For our final project, we have to tell a story. From beginning to end. I'm actually in the midst of shooting photographs of my roommate's boyfriend making a stencil, but if I had more time, my utmost desire would be to document a day in the life of a homeless person or someone who feels as if they have no hope {and of course I would take someone with me... not go alone, mom}. Not to embarrass them or to call them out - but to show people that life is so far beyond our own selves.A photo essay that would move society to action. The title of this blog is "restricted". Sometimes I feel restricted in the sense that I can't take creative photographs in my class, but most of the time, I feel restricted in the sense that I'm not doing enough for people. I'm not reaching out to people enough. I'm not giving people who can't speak, the ability to speak through documenting their situation. If I were to do photojournalism for a living, it would look something like this...


These were all pictures I took throughout Auburn. I LOVE the one of the kid. A few of my friends go out to the government housing every week and play with the kids down there. Jump rope, play basketball, draw with sidewalk chalk - doing anything to show these kids that they are loved. That's the only message I desire to portray. 


These are some photographs I've taken thus far for class. The first ones are of my brother, Chase, in which I used different types of lighting for: butterfly, 45 degree, and split. The two below him are complete strangers. The one with the leaf in his mouth... well, he was just excited to be getting his picture made. John Doyle, a guy I work with, is below those two. 


And these pictures were taken on my way back from home last Sunday night. One of those pure luck moments. I was 5 cars behind this accident, so by the grace of God I not only lived but I got some rockin' pics {and made friends with a couple of Georgia State Patrolmen}. 


"There are plenty of people who are miserable in their jobs, for they have not listened to God's call.
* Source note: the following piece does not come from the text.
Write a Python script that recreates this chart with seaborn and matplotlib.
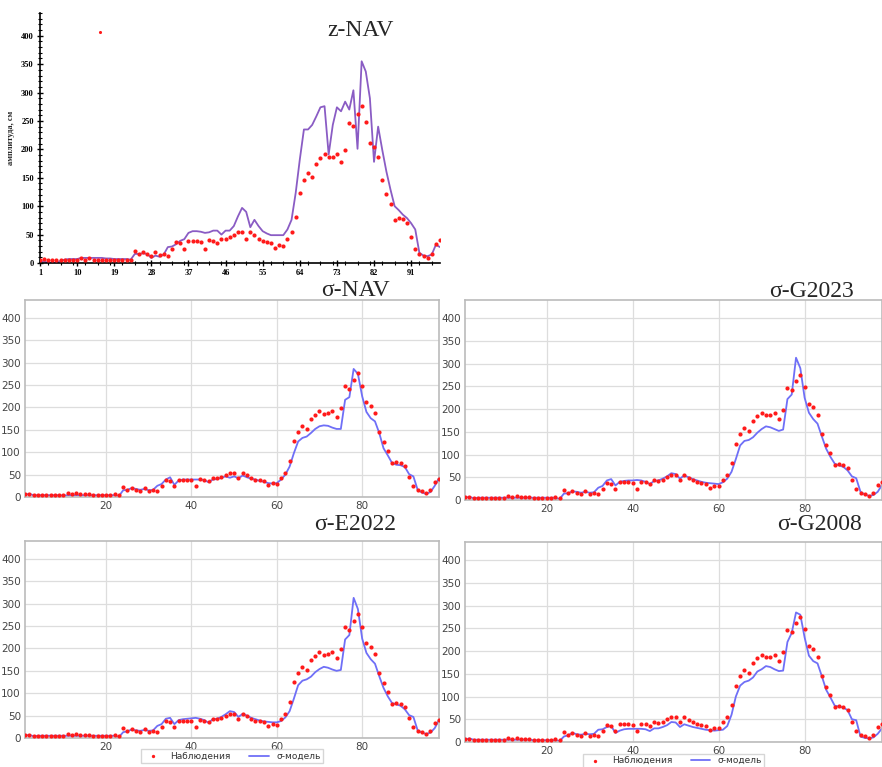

And I would add there are many Christians who are not fulfilled in their spiritual lives because they have no sense of their gifts or purpose, and they just run to the mission field to save souls rather than transform lives and communities using their gifts and those people they live among. Both lead to emptiness and burnout... Often wealthy folks ask me what they can do for the Simple Way. I could ask them for a few thousand dollars, but that would be too easy for both of us. Instead, I ask them to come visit. Writing a check makes us feel good and can fool us into thinking that we have loved the poor. But seeing squat houses and tent cities and hungry children will transform our lives. Then we will be stirred to imagine the economics of rebirth and to hunger for the end of poverty."